(Extracted records)

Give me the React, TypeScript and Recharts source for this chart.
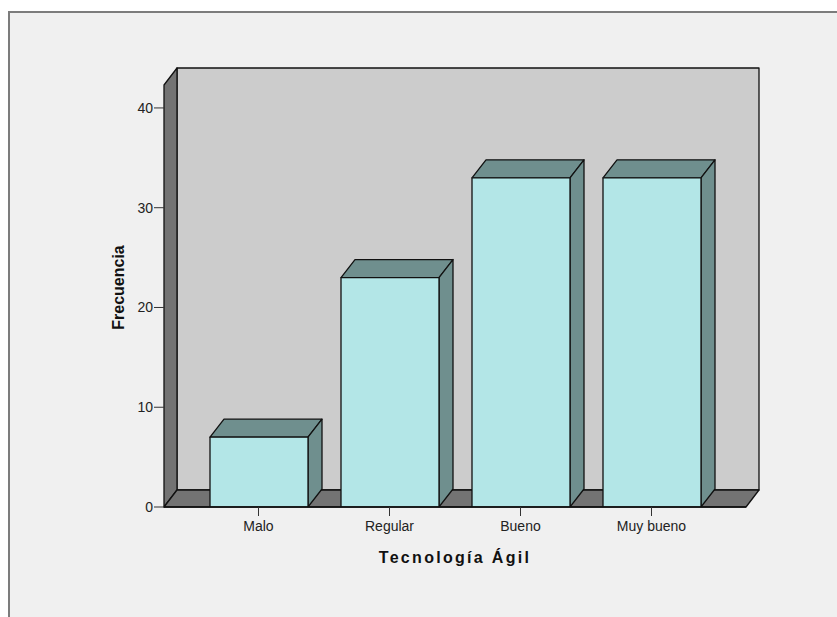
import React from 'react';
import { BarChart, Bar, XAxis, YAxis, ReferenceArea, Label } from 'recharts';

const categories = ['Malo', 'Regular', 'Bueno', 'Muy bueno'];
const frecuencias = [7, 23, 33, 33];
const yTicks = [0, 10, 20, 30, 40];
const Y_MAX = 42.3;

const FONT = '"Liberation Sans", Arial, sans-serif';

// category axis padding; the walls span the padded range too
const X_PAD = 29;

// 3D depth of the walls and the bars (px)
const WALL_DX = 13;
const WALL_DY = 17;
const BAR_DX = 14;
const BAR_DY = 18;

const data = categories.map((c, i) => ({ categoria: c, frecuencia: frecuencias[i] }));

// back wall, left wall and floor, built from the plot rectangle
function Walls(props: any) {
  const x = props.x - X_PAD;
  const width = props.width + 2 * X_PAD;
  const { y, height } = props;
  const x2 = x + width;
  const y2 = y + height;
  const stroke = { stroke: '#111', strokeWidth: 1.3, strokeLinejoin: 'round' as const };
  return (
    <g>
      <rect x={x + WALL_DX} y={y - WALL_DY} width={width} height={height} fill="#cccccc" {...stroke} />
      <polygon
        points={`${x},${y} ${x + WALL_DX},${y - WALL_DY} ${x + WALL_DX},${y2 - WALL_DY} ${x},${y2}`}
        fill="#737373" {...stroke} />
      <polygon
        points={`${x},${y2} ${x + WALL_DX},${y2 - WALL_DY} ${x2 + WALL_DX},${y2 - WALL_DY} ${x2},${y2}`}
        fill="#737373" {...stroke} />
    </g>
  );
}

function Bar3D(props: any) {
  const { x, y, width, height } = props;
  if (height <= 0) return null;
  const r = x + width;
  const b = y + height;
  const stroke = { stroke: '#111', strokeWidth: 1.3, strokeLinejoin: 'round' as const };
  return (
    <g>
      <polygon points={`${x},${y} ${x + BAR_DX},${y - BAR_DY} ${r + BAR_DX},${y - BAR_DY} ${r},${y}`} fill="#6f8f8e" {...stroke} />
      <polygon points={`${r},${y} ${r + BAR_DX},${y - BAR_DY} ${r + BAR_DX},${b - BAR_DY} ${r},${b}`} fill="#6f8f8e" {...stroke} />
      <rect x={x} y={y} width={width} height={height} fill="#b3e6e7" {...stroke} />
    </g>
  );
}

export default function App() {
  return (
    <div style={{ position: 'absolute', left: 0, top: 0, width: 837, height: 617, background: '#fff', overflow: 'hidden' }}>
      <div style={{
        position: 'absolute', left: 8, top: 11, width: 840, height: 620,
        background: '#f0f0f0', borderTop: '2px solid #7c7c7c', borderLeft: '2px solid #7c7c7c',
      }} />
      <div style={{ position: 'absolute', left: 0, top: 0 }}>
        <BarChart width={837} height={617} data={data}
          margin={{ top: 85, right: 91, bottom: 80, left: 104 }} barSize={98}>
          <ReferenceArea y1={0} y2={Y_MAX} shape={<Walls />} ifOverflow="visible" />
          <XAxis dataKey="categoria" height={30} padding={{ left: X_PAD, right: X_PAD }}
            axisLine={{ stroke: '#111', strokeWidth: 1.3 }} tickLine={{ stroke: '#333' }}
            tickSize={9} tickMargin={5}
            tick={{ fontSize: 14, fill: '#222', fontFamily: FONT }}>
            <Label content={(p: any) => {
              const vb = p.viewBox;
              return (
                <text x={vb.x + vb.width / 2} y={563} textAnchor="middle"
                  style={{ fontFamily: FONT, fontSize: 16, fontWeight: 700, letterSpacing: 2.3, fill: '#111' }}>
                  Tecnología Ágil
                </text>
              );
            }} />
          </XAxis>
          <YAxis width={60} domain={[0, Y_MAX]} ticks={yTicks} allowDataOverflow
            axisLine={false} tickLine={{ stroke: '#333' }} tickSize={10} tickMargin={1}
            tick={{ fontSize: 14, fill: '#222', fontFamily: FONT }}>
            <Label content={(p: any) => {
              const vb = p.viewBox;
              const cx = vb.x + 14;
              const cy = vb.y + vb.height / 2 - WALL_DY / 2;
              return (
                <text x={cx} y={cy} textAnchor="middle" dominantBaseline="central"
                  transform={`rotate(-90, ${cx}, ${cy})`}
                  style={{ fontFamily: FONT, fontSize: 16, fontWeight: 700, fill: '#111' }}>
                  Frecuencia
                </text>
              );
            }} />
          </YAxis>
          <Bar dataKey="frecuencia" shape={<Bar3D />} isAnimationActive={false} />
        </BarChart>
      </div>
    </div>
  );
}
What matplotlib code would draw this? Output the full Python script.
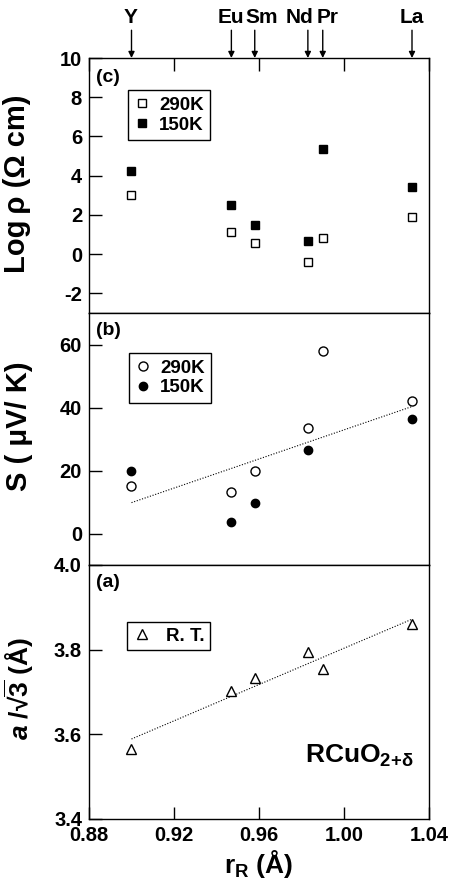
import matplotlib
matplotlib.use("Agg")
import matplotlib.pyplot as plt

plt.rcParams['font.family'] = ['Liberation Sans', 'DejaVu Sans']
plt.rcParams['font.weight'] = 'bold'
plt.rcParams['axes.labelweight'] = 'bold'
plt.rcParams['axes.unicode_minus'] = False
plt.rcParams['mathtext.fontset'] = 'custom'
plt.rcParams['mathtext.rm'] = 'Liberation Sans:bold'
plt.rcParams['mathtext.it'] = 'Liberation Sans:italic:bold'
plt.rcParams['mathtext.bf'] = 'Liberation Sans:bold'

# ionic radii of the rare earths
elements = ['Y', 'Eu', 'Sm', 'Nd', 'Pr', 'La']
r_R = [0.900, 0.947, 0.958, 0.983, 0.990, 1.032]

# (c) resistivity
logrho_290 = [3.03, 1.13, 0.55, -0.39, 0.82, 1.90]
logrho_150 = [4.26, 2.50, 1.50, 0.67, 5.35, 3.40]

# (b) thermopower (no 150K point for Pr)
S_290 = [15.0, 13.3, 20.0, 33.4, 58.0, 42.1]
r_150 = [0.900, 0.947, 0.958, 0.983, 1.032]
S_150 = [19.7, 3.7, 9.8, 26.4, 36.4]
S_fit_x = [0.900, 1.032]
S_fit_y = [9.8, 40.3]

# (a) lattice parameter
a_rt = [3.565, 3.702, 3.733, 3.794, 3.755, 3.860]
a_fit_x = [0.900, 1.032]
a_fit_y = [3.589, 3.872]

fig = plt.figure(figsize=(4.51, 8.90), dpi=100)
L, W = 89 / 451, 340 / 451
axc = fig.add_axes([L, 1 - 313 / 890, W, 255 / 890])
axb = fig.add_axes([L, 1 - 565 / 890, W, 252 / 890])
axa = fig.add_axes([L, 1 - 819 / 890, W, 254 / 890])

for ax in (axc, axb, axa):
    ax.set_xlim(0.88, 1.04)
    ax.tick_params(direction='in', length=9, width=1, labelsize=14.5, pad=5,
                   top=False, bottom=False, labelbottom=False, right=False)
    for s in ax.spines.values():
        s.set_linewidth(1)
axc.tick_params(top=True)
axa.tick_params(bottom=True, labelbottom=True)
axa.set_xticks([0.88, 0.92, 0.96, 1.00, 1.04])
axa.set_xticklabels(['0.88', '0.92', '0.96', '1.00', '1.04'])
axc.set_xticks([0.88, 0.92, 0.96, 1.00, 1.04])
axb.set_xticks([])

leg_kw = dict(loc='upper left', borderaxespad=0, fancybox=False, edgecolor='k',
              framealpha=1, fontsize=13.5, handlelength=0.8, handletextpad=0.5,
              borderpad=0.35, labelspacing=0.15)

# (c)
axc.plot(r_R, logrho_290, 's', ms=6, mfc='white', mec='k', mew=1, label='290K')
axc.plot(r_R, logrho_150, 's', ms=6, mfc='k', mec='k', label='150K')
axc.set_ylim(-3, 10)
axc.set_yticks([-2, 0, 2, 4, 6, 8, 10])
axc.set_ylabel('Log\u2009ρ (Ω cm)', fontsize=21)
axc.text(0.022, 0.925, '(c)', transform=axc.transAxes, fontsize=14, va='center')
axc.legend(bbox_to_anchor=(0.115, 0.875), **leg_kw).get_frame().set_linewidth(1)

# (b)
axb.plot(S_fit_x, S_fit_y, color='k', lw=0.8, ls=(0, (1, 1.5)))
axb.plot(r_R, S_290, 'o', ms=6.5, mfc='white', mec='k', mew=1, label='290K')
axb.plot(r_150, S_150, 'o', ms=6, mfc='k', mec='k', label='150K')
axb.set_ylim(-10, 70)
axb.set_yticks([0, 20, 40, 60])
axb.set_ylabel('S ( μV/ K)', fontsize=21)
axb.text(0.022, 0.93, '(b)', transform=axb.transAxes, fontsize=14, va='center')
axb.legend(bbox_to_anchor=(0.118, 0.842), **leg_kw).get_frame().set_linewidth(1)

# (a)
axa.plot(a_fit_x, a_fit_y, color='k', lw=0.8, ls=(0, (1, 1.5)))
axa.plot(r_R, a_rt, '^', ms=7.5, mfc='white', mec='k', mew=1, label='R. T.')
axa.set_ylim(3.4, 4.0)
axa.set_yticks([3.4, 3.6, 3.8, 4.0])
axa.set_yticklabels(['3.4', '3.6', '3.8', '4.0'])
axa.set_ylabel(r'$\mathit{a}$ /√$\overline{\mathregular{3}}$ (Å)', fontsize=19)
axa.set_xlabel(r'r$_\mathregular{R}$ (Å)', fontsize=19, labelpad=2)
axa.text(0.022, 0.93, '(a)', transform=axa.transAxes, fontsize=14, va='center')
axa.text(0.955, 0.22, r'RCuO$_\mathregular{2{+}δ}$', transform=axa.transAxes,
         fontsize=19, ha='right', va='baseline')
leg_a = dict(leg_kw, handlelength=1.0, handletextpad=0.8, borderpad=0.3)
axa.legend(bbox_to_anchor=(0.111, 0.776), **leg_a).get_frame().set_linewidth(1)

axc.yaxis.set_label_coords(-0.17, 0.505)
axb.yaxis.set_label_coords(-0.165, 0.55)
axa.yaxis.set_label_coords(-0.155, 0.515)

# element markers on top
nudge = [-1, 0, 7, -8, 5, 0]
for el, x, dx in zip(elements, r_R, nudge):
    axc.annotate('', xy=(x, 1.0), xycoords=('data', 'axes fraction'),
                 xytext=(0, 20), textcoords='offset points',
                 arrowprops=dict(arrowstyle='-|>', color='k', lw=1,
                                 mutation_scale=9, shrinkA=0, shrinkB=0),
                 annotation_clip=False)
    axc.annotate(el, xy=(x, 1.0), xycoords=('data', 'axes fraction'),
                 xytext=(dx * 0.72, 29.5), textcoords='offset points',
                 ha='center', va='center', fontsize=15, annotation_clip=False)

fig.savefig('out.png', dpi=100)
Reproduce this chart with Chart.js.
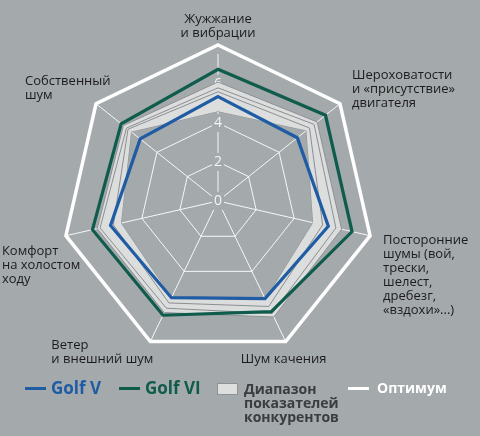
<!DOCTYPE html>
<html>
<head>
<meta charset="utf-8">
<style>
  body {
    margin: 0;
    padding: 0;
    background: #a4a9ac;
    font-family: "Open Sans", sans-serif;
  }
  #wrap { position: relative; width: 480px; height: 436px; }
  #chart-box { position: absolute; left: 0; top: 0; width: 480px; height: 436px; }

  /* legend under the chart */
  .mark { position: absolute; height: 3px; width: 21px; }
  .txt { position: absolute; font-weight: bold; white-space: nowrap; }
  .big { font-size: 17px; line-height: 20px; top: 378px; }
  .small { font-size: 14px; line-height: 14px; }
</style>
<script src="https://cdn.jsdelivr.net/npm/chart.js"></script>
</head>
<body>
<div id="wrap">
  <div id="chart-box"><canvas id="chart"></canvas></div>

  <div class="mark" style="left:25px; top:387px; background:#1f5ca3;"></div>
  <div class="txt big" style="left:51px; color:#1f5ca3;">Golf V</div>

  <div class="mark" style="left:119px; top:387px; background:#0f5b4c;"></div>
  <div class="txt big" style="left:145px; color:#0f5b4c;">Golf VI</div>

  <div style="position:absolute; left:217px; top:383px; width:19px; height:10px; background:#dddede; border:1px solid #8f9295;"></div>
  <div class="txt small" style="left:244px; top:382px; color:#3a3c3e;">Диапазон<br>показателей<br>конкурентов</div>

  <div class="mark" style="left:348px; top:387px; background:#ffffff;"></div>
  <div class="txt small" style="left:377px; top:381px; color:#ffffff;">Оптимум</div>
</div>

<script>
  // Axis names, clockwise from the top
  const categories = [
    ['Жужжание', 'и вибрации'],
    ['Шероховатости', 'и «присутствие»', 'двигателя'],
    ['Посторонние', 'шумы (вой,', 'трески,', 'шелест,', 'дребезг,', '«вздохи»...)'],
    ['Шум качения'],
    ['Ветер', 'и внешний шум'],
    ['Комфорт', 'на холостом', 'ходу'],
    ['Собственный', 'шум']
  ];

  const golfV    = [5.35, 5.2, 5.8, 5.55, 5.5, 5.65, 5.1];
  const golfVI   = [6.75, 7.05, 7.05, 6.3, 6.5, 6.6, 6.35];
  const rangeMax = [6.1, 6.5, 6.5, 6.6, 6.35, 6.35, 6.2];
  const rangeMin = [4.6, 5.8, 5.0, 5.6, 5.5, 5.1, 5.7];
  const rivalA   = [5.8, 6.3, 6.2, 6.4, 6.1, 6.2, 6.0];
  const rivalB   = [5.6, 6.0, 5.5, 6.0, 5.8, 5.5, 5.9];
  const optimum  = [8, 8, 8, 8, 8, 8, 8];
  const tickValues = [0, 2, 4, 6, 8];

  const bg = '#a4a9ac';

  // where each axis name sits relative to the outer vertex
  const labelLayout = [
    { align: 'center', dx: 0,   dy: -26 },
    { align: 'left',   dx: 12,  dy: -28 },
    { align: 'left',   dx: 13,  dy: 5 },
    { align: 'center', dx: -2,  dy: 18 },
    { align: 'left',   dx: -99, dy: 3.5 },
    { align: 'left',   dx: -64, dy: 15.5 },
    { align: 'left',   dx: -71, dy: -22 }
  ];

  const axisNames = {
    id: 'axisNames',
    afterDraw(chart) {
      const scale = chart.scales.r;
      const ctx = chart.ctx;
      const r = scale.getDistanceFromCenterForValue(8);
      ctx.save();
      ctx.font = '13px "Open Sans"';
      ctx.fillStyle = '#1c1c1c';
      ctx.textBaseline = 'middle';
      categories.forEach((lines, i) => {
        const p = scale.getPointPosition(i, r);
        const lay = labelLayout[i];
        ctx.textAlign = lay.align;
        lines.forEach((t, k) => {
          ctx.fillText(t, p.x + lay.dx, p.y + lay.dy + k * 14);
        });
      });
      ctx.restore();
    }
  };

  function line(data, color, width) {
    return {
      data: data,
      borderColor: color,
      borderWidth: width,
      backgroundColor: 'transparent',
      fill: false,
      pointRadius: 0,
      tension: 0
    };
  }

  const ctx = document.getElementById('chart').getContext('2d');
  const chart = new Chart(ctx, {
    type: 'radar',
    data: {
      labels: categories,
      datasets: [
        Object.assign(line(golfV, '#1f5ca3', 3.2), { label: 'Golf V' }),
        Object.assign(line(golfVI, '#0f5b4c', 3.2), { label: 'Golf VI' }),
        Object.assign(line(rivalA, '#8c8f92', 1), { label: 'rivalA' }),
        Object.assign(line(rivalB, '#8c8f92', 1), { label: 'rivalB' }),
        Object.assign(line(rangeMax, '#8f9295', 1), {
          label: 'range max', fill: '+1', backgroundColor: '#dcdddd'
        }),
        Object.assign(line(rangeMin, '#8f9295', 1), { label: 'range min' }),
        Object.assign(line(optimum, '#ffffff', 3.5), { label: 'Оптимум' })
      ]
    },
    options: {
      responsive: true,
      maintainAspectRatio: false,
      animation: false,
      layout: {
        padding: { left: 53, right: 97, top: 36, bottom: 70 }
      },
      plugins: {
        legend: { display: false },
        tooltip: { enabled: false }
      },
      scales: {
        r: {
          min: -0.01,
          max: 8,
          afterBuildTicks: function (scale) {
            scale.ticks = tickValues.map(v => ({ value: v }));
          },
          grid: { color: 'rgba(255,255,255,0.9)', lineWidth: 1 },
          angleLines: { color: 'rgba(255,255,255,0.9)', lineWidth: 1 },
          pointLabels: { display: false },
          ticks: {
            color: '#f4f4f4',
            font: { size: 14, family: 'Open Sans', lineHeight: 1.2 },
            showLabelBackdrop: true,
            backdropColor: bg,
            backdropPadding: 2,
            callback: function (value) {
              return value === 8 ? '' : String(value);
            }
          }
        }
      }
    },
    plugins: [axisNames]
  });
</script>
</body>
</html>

Your task:
Give back exactly the lines from the one containing "What matplotlib code" to the one containing "axb.set_xticks([])", both included, and no pictures.

Final result:
What matplotlib code would draw this? Output the full Python script.
import matplotlib
matplotlib.use("Agg")
import matplotlib.pyplot as plt

plt.rcParams['font.family'] = ['Liberation Sans', 'DejaVu Sans']
plt.rcParams['font.weight'] = 'bold'
plt.rcParams['axes.labelweight'] = 'bold'
plt.rcParams['axes.unicode_minus'] = False
plt.rcParams['mathtext.fontset'] = 'custom'
plt.rcParams['mathtext.rm'] = 'Liberation Sans:bold'
plt.rcParams['mathtext.it'] = 'Liberation Sans:italic:bold'
plt.rcParams['mathtext.bf'] = 'Liberation Sans:bold'

# ionic radii of the rare earths
elements = ['Y', 'Eu', 'Sm', 'Nd', 'Pr', 'La']
r_R = [0.900, 0.947, 0.958, 0.983, 0.990, 1.032]

# (c) resistivity
logrho_290 = [3.03, 1.13, 0.55, -0.39, 0.82, 1.90]
logrho_150 = [4.26, 2.50, 1.50, 0.67, 5.35, 3.40]

# (b) thermopower (no 150K point for Pr)
S_290 = [15.0, 13.3, 20.0, 33.4, 58.0, 42.1]
r_150 = [0.900, 0.947, 0.958, 0.983, 1.032]
S_150 = [19.7, 3.7, 9.8, 26.4, 36.4]
S_fit_x = [0.900, 1.032]
S_fit_y = [9.8, 40.3]

# (a) lattice parameter
a_rt = [3.565, 3.702, 3.733, 3.794, 3.755, 3.860]
a_fit_x = [0.900, 1.032]
a_fit_y = [3.589, 3.872]

fig = plt.figure(figsize=(4.51, 8.90), dpi=100)
L, W = 89 / 451, 340 / 451
axc = fig.add_axes([L, 1 - 313 / 890, W, 255 / 890])
axb = fig.add_axes([L, 1 - 565 / 890, W, 252 / 890])
axa = fig.add_axes([L, 1 - 819 / 890, W, 254 / 890])

for ax in (axc, axb, axa):
    ax.set_xlim(0.88, 1.04)
    ax.tick_params(direction='in', length=9, width=1, labelsize=14.5, pad=5,
                   top=False, bottom=False, labelbottom=False, right=False)
    for s in ax.spines.values():
        s.set_linewidth(1)
axc.tick_params(top=True)
axa.tick_params(bottom=True, labelbottom=True)
axa.set_xticks([0.88, 0.92, 0.96, 1.00, 1.04])
axa.set_xticklabels(['0.88', '0.92', '0.96', '1.00', '1.04'])
axc.set_xticks([0.88, 0.92, 0.96, 1.00, 1.04])
axb.set_xticks([])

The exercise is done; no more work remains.